8. The support element of claim 1, wherein each of said piston segments ( 28 ) comprises a dead end hole ( 30 ), said support element further comprising a piston reset spring ( 6 ) inserted in each of said dead end holes ( 30 ) for returning said locking piston ( 4 ) into a rest position when a working pressure is removed from said locking piston.

9. The support element of claim 1, wherein each of said piston segments ( 28 ) comprises a radially outwardly facing jacket ( 13 ) provided with an indentation forming on said piston segments a plurality of radially outwardly facing projections ( 8, 9, 10, 11 ) contacting a radially inwardly facing wall of said cylinder ( 12 ) for arresting said locking piston ( 4 ) in said cylinder ( 12 ) in a working position in which said locking piston holds said support bolt ( 2 ) against displacement.

10. The support element of claim 9, wherein said locking piston ( 4 ) comprises at least one portion made of elastically yielding material for permitting said piston segments ( 28 ) to move radially outwardly in response to a working pressure applied to said locking piston, whereby said projections ( 8, 9, 10, 11 ) bear against said inwardly facing wall of said cylinder ( 12 ) for said arresting of said locking piston ( 4 ) in said housing ( 1 ).

11. The support element of claim 10, wherein said at least one portion of said locking piston of elastic material forms a piston bottom, said piston segments extending from said piston bottom.

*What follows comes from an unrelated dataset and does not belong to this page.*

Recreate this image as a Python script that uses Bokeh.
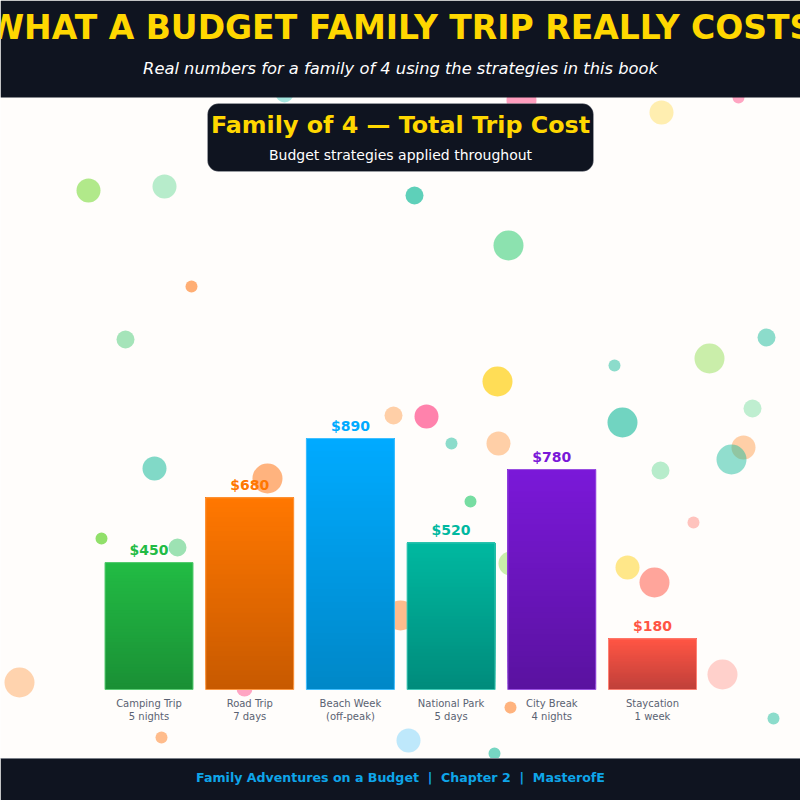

12. The support element of claim 1, wherein said piston pressure take-up members ( 17, 18 ) and said housing pressure take-up members ( 19, 20 ) in contact with said support bolt ( 2 ) have a total surface area that is smaller than a pressure application surface of said locking piston ( 4 ) so that the sum of pressure forces applied to said support bolt is correspondingly larger than a pressure force applied to said pressure application surface of said locking piston.